**Task goal**
Copy every line of the data that includes the string "with".
______________________________
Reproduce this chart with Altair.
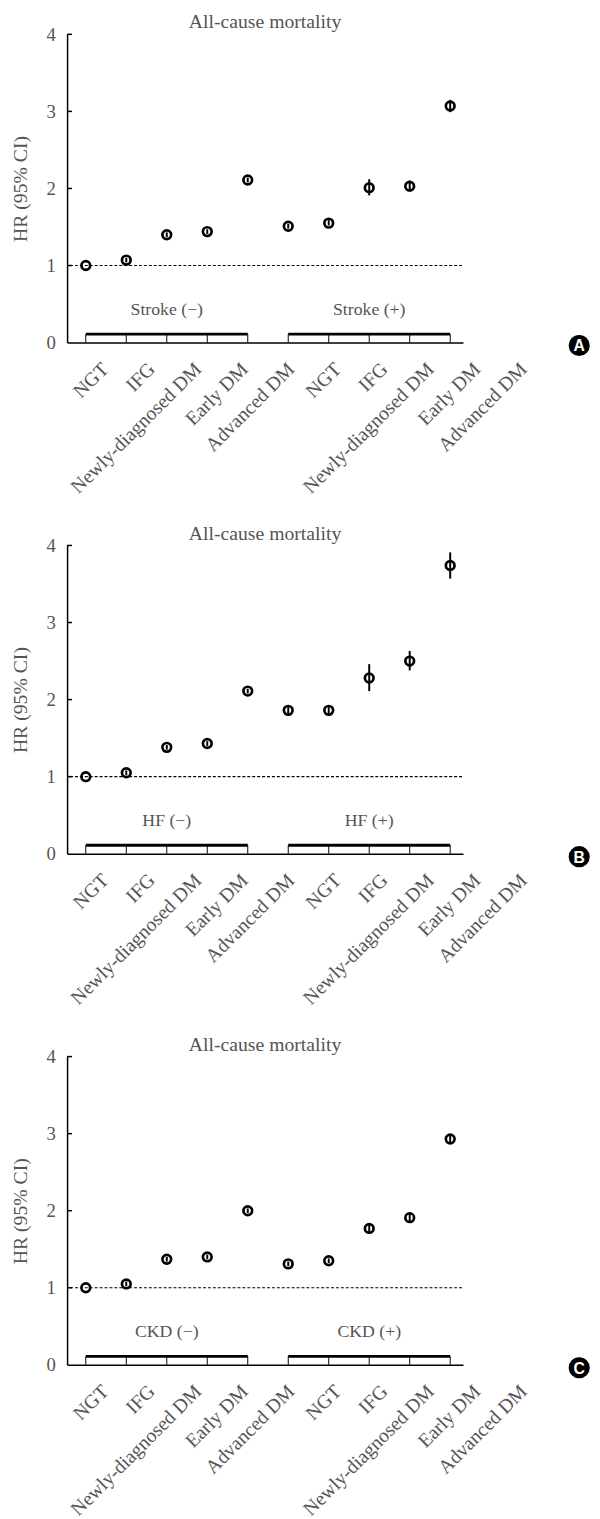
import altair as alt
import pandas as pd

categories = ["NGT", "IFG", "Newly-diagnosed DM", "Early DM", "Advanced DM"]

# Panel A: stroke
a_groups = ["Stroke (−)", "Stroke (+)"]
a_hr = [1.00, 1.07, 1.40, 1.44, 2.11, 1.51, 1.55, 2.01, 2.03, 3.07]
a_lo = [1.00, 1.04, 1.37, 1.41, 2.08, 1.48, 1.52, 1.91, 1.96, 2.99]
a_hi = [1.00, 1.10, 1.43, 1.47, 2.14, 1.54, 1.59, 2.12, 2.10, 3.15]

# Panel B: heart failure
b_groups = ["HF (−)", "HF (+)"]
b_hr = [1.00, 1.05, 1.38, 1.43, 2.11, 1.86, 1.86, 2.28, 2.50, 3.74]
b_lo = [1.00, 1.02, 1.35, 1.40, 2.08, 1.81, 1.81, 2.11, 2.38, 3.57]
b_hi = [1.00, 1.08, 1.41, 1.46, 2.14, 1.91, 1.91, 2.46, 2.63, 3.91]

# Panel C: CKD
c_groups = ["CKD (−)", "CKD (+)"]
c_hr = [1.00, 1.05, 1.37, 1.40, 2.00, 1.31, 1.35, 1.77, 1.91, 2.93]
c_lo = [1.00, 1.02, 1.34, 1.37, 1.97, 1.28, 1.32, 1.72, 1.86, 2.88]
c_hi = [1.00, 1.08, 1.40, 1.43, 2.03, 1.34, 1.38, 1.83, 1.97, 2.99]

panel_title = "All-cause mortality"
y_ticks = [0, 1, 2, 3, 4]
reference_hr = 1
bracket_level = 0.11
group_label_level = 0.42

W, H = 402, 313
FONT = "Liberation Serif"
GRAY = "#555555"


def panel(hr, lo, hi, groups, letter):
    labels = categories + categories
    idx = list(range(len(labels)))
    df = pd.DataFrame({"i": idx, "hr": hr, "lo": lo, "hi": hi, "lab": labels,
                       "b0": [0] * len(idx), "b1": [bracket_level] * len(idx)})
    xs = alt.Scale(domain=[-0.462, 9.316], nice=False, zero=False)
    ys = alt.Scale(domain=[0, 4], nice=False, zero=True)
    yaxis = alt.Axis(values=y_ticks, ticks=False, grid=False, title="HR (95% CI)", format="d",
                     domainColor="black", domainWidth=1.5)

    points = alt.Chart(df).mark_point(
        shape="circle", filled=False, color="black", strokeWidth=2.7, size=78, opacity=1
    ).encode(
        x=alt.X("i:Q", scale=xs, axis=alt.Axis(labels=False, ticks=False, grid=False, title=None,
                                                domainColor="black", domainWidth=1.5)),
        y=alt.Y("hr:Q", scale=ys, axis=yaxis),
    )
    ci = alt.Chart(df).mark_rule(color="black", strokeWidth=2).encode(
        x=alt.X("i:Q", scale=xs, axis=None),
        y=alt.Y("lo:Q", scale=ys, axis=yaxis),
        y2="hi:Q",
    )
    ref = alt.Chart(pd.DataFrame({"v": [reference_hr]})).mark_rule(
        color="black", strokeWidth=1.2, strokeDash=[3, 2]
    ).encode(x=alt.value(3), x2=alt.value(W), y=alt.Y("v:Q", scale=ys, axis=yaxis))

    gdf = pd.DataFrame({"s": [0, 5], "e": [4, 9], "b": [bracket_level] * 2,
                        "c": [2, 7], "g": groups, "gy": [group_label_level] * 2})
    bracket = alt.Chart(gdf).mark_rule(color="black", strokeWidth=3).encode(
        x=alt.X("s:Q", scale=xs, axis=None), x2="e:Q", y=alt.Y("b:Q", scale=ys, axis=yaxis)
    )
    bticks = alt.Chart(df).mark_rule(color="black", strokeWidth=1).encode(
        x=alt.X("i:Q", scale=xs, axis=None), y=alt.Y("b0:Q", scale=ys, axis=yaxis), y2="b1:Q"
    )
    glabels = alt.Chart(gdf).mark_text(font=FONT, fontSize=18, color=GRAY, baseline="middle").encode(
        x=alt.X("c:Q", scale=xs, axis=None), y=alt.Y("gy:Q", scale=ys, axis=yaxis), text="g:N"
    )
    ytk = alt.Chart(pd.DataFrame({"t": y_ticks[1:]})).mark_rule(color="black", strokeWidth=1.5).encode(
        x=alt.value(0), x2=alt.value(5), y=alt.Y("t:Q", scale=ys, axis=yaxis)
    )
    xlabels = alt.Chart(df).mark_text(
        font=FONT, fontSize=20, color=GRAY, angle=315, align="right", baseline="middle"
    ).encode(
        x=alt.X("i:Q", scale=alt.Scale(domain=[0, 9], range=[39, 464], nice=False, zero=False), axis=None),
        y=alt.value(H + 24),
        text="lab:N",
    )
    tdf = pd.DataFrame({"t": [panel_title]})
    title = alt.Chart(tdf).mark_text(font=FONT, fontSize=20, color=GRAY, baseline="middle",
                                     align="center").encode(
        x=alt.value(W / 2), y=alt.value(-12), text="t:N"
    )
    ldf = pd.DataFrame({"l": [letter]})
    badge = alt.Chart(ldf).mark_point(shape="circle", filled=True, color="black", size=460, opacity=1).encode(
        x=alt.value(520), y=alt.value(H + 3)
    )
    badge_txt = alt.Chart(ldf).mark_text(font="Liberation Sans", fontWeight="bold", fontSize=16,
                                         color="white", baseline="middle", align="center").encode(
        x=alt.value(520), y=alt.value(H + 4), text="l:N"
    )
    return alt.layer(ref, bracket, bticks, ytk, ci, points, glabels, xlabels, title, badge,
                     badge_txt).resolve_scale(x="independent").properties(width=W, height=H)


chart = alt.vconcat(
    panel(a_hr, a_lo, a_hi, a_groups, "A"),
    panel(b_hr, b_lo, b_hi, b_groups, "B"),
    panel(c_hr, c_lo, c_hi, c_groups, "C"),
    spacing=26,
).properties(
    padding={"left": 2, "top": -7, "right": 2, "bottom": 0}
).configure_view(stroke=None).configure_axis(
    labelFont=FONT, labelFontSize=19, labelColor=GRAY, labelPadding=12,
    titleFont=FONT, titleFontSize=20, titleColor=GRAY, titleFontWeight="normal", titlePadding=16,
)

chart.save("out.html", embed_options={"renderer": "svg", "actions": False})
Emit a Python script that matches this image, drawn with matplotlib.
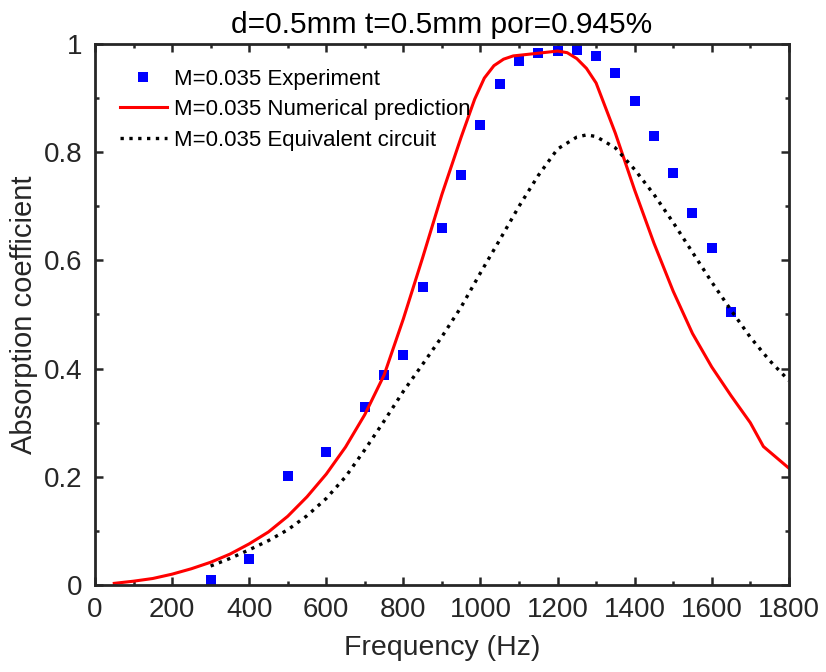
______________________________
**Solution for this task**
Reproduce this chart with Altair.
Emit a Python script that matches this image, drawn with matplotlib.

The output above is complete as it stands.